When Miss Lippincott finishes, Rowley doesn't say a word and simply goes straight out of the room, leaving her underwhelmed and frustrated. As always, Rowley's reactions are slow and it takes him a few hundred yards of walking to get over his quiet astonishment.
One day later, on a Wednesday morning after 10 o'clock, Gladys the chambermaid rushes into Miss Lippincott's private rooms and declares that the gentleman from Room 5 lies dead on the floor. Unbelieving at first, the landlady and Dr Lionel Cloade (who has been called to tend to her cut hand) go inspect the situation. When the story is proven true, the doctor instantly becomes abrupt and authoritative, and instructs Miss Lippincott to telephone to the police station. Gladys smells a stunner and asks the landlady in an awed whisper if she thinks it was murder. Miss Lippincott reprimands her for talking about such things before they are known with certainty because it means negative publicity for the inn, and suggests the maid get herself "a nice cup of tea". Lily readily acquiesces and promises to bring along a second cup for her employer.
When Superintendent Spence becomes in charge of the investigation, Miss Lippincott goes to the police station and readily comes forward with a statement about the overheard conversation between Arden and David Hunter. She asks the Superintendent if she will have to give evidence in a police court and suggests hopefully that it might have been suicide. Spence is non-commital. Since he knows the landlady well, he fairly believes in the accuracy of her memory, but notes that she definitely embroidered her words a bit for the sake of excitement.

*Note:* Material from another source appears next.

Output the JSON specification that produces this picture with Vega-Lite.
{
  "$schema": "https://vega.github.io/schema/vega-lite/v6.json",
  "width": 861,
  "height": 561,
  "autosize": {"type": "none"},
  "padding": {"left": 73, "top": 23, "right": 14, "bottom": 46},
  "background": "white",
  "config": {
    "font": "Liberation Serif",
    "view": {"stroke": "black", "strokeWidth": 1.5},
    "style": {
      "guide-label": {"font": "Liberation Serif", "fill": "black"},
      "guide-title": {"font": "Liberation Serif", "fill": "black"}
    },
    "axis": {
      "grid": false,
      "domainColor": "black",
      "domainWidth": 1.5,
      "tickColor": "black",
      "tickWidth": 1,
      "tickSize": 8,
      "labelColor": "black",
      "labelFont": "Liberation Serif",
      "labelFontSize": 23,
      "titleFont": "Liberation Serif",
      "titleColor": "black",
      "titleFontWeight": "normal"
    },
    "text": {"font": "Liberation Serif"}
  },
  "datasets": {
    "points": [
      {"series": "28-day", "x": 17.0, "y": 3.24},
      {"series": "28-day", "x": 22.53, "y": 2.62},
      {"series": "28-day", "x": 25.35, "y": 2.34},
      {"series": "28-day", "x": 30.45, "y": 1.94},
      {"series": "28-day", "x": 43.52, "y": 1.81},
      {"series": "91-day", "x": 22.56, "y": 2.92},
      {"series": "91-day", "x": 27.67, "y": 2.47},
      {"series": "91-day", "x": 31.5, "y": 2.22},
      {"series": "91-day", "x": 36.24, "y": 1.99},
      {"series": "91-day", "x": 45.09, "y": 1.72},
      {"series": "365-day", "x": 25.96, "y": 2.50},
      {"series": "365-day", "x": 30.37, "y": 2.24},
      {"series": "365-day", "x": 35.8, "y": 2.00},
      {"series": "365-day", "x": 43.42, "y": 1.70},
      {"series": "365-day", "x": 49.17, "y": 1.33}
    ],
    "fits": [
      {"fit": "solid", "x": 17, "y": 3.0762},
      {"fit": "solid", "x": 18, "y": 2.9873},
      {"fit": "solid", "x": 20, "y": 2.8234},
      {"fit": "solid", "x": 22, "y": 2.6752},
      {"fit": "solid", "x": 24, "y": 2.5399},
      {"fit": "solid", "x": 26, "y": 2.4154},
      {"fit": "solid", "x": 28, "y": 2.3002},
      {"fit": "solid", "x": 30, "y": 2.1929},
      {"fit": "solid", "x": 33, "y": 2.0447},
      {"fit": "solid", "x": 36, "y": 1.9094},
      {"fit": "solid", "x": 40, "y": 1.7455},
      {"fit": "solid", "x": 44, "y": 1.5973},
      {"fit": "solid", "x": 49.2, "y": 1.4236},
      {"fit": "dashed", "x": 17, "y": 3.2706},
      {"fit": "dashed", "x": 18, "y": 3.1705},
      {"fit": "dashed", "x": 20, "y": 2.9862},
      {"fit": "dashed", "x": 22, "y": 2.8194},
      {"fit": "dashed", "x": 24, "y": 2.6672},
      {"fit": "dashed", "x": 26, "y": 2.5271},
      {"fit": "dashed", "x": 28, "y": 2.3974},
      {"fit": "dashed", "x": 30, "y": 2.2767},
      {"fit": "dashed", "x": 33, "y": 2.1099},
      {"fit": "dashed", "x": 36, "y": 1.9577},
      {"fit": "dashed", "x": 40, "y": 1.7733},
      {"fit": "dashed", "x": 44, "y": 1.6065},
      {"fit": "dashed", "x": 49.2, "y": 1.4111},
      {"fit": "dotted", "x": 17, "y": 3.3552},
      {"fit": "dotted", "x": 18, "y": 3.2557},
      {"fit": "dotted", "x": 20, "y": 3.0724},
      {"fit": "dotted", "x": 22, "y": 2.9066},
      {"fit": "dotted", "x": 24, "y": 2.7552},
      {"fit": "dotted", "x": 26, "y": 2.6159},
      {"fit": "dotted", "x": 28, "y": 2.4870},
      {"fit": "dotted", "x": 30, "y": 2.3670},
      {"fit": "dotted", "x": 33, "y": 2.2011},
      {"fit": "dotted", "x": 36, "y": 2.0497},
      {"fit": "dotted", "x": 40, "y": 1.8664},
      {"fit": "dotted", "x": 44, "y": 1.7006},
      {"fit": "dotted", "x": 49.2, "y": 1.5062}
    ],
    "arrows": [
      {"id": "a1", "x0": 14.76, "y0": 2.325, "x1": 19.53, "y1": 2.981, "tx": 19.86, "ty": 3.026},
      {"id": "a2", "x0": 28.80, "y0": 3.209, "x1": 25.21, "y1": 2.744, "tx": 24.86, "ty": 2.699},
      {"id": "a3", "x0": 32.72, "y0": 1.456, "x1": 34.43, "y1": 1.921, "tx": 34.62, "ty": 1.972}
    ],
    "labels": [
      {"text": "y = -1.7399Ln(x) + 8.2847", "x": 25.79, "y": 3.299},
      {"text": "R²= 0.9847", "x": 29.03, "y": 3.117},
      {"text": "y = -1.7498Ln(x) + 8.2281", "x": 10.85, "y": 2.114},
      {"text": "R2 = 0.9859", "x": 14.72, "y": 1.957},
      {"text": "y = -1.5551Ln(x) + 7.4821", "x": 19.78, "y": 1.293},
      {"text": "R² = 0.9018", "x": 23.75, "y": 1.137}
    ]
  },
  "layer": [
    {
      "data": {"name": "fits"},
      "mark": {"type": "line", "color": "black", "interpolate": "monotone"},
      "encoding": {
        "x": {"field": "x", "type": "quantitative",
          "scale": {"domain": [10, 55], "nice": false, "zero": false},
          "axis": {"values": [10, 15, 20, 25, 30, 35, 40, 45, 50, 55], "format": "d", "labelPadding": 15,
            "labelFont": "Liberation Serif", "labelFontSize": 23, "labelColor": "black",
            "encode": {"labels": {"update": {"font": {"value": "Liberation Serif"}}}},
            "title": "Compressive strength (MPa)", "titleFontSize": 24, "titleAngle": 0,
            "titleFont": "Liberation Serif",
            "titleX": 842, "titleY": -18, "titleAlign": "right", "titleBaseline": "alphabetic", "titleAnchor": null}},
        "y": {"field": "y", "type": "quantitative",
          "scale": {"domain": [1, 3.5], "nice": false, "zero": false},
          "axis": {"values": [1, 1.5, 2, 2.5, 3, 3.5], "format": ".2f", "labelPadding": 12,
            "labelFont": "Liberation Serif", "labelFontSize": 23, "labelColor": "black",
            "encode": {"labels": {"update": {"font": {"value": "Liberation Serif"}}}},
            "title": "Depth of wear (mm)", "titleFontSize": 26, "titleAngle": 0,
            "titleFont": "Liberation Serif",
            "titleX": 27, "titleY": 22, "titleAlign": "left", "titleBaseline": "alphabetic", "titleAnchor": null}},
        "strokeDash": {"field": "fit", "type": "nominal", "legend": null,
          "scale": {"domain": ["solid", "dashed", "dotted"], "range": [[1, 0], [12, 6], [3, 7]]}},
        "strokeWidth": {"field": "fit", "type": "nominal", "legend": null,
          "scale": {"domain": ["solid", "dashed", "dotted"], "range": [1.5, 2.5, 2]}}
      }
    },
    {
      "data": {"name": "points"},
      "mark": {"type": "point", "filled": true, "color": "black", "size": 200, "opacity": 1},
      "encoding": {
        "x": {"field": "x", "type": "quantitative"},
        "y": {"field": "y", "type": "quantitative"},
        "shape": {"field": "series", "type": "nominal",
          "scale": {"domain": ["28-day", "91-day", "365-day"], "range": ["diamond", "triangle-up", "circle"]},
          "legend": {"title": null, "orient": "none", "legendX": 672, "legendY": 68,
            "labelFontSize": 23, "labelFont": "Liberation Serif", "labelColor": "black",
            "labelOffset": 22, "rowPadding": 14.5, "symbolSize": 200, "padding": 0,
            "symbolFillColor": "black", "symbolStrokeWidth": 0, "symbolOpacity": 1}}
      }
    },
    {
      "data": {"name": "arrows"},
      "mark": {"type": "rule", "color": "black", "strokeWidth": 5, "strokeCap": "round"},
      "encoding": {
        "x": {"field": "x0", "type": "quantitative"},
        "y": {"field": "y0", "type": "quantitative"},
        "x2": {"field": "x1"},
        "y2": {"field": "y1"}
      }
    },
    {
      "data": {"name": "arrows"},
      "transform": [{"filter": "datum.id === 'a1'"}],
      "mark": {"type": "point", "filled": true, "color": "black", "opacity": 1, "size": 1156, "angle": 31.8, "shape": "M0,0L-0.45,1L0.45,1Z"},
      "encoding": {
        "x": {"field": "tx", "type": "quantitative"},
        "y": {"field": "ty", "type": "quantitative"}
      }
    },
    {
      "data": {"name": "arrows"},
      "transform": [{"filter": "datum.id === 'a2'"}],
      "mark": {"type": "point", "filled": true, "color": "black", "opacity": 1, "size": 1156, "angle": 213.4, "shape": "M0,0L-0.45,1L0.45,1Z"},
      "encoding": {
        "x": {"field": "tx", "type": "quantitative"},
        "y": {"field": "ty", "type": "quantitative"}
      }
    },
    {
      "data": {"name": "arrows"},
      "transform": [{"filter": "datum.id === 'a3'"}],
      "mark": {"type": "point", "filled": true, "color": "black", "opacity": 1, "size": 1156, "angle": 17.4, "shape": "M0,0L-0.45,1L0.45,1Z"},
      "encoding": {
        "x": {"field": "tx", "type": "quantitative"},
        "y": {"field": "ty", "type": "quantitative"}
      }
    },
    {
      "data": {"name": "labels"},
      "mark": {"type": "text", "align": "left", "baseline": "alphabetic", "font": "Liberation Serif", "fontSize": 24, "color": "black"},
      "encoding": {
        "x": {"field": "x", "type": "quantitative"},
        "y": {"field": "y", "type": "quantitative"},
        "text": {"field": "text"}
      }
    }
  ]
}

At the inquest two weeks later, Miss Lippincott does indeed give evidence, retelling the overheard conversation and stating that Mr Arden did not give her his ration book, even though he was required to do so if staying more than five days. This fact ties in to Arden's not having any documents with him that might reveal his true identity. Beatrice further states that the deceased man never referred to himself as Robert Underhay. When David Hunter is called to give testimony, he rejects Lippincott's account of the eavesdropped conversation and says that the deceased simply knew his sister's first husband, complained of having come down in the world and begged for David some money. David then gave him a fiver and took his leave.

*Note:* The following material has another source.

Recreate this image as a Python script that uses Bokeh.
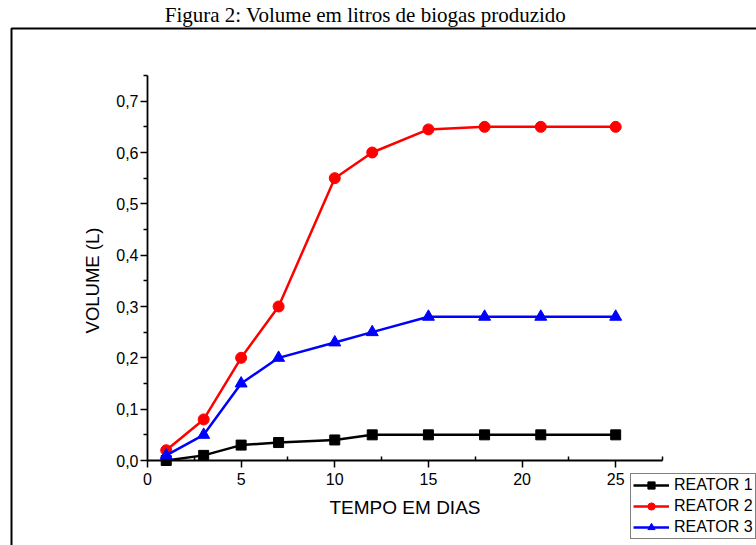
import math
from bokeh.plotting import figure
from bokeh.models import (Range1d, FixedTicker, CustomJSTickFormatter, Legend, LegendItem,
                          Label, BoxAnnotation)
from bokeh.embed import file_html
from bokeh.resources import INLINE

# ---- data ----
dias = [1, 3, 5, 7, 10, 12, 15, 18, 21, 25]
reator1 = [0.0, 0.01, 0.03, 0.035, 0.04, 0.05, 0.05, 0.05, 0.05, 0.05]
reator2 = [0.02, 0.08, 0.20, 0.30, 0.55, 0.60, 0.645, 0.65, 0.65, 0.65]
reator3 = [0.01, 0.05, 0.15, 0.20, 0.23, 0.25, 0.28, 0.28, 0.28, 0.28]
series_names = ["REATOR 1", "REATOR 2", "REATOR 3"]
x_ticks = [0, 5, 10, 15, 20, 25]
x_minor = [2.5, 7.5, 12.5, 17.5, 22.5, 27.5]
y_ticks = [0.0, 0.1, 0.2, 0.3, 0.4, 0.5, 0.6, 0.7]
y_minor = [0.05, 0.15, 0.25, 0.35, 0.45, 0.55, 0.65, 0.75]
x_axis_span = (0, 27.5)
y_axis_span = (0, 0.75)
title_text = "Figura 2: Volume em litros de biogas produzido"
x_label = "TEMPO EM DIAS"
y_label = "VOLUME (L)"

# ---- geometry (canvas pixels) ----
W, H = 756, 545
AX_L, AX_R, AX_T, AX_B = 147, 662, 75, 460   # where the axes' data box sits

# the plot frame covers the whole canvas; ranges chosen so that the axis box
# lands on the pixels above
sx = (AX_R - AX_L) / (x_axis_span[1] - x_axis_span[0])
sy = (AX_B - AX_T) / (y_axis_span[1] - y_axis_span[0])
x_range = Range1d(x_axis_span[0] - AX_L / sx, x_axis_span[1] + (W - AX_R) / sx)
y_range = Range1d(y_axis_span[0] - (H - AX_B) / sy, y_axis_span[1] + AX_T / sy)

p = figure(width=W, height=H, output_backend="svg", toolbar_location=None,
           x_range=x_range, y_range=y_range, title_location=None,
           min_border=0, min_border_left=0, min_border_right=0,
           min_border_top=0, min_border_bottom=0)
p.outline_line_color = None
p.xgrid.visible = False
p.ygrid.visible = False
p.background_fill_color = "white"
p.border_fill_color = "white"

font = "Liberation Sans"
# x axis
xa = p.xaxis[0]
xa.fixed_location = y_axis_span[0]
xa.bounds = x_axis_span
xa.ticker = FixedTicker(ticks=x_ticks, minor_ticks=x_minor)
xa.axis_line_width = 1.8
xa.major_tick_line_width = 1.5
xa.minor_tick_line_width = 1.5
xa.major_tick_out = 7
xa.major_tick_in = 0
xa.minor_tick_in = 4
xa.minor_tick_out = 0
xa.major_label_text_font = font
xa.major_label_text_font_size = "16px"
xa.major_label_text_color = "black"
xa.major_label_standoff = 5
xa.axis_label = x_label
xa.axis_label_text_font = font
xa.axis_label_text_font_size = "19px"
xa.axis_label_text_font_style = "normal"
xa.axis_label_text_color = "black"
xa.axis_label_standoff = 9

# y axis
ya = p.yaxis[0]
ya.fixed_location = x_axis_span[0]
ya.bounds = y_axis_span
ya.ticker = FixedTicker(ticks=y_ticks, minor_ticks=y_minor)
ya.formatter = CustomJSTickFormatter(code="return tick.toFixed(1).replace('.', ',');")
ya.axis_line_width = 1.8
ya.major_tick_line_width = 1.5
ya.minor_tick_line_width = 1.5
ya.major_tick_out = 7
ya.major_tick_in = 0
ya.minor_tick_out = 4
ya.minor_tick_in = 0
ya.major_label_text_font = font
ya.major_label_text_font_size = "16px"
ya.major_label_text_color = "black"
ya.major_label_standoff = 2

# y axis title placed like the source (slightly below the axis centre)
p.add_layout(Label(x=92, y=H - 280, x_units="screen", y_units="screen",
                   text=y_label, angle=math.pi / 2, text_font=font,
                   text_font_size="18.5px", text_align="center",
                   text_baseline="middle", text_color="black"))

# series
l1 = p.line(dias, reator1, line_color="black", line_width=2.5)
m1 = p.scatter(dias, reator1, marker="square", size=10, fill_color="black", line_color="black")
l2 = p.line(dias, reator2, line_color="#ff0000", line_width=2.5)
m2 = p.scatter(dias, reator2, marker="circle", size=11, fill_color="#ff0000", line_color="#ff0000")
l3 = p.line(dias, reator3, line_color="#0000ff", line_width=2.5)
m3 = p.scatter(dias, reator3, marker="triangle", size=12, fill_color="#0000ff", line_color="#0000ff")

legend = Legend(items=[LegendItem(label=series_names[0], renderers=[l1, m1]),
                       LegendItem(label=series_names[1], renderers=[l2, m2]),
                       LegendItem(label=series_names[2], renderers=[l3, m3])],
                location=(630, H - 539),
                label_text_font=font, label_text_font_size="16px",
                label_text_color="black",
                glyph_width=36, glyph_height=18, label_height=18,
                spacing=3, padding=2, margin=0, label_standoff=5,
                border_line_color="black", border_line_width=1,
                background_fill_color="white", background_fill_alpha=1)
p.add_layout(legend, "center")

# page title
p.add_layout(Label(x=365, y=H - 14.5, x_units="screen", y_units="screen",
                   text=title_text, text_font="Liberation Serif", text_font_size="21px",
                   text_align="center", text_baseline="alphabetic", text_color="black"))

# page frame (runs off the right and bottom edges, as in the source)
p.add_layout(BoxAnnotation(left=11, right=W + 60, top=H - 28, bottom=-60,
                           left_units="screen", right_units="screen",
                           top_units="screen", bottom_units="screen",
                           fill_alpha=0, line_color="black", line_alpha=1.0,
                           line_width=2, level="underlay"))

open("out.html", "w").write(file_html(p, INLINE))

- "'Eavesdroppers,' said David, 'usually hear only a portion of what goes on and frequently get the whole thing wrong owing to supplying the missing details from their own fertile imaginations.'
- Beatrice flounced angrily and exclaimed, 'Well, I never –' The coroner said repressively, 'Silence, please.'"
(from Taken at the Flood, Book II, Chapter Four)
After the inquest, in conversation with Spence, Poirot says that Miss Lippincott strikes him as a "singularly truthful witness". He then fixes a room with her at the Stag so that he can investigate the case more closely. When the Detective meets Mrs Leadbetter there and learns that a mysterious girl went into Enoch Arden's room on the night of the murder, he seeks out Miss Lippincott. She readily supplies details about the regular guest, saying that Mrs Leadbetter's mind is almost as sharp as her tongue and her account of things can be believed.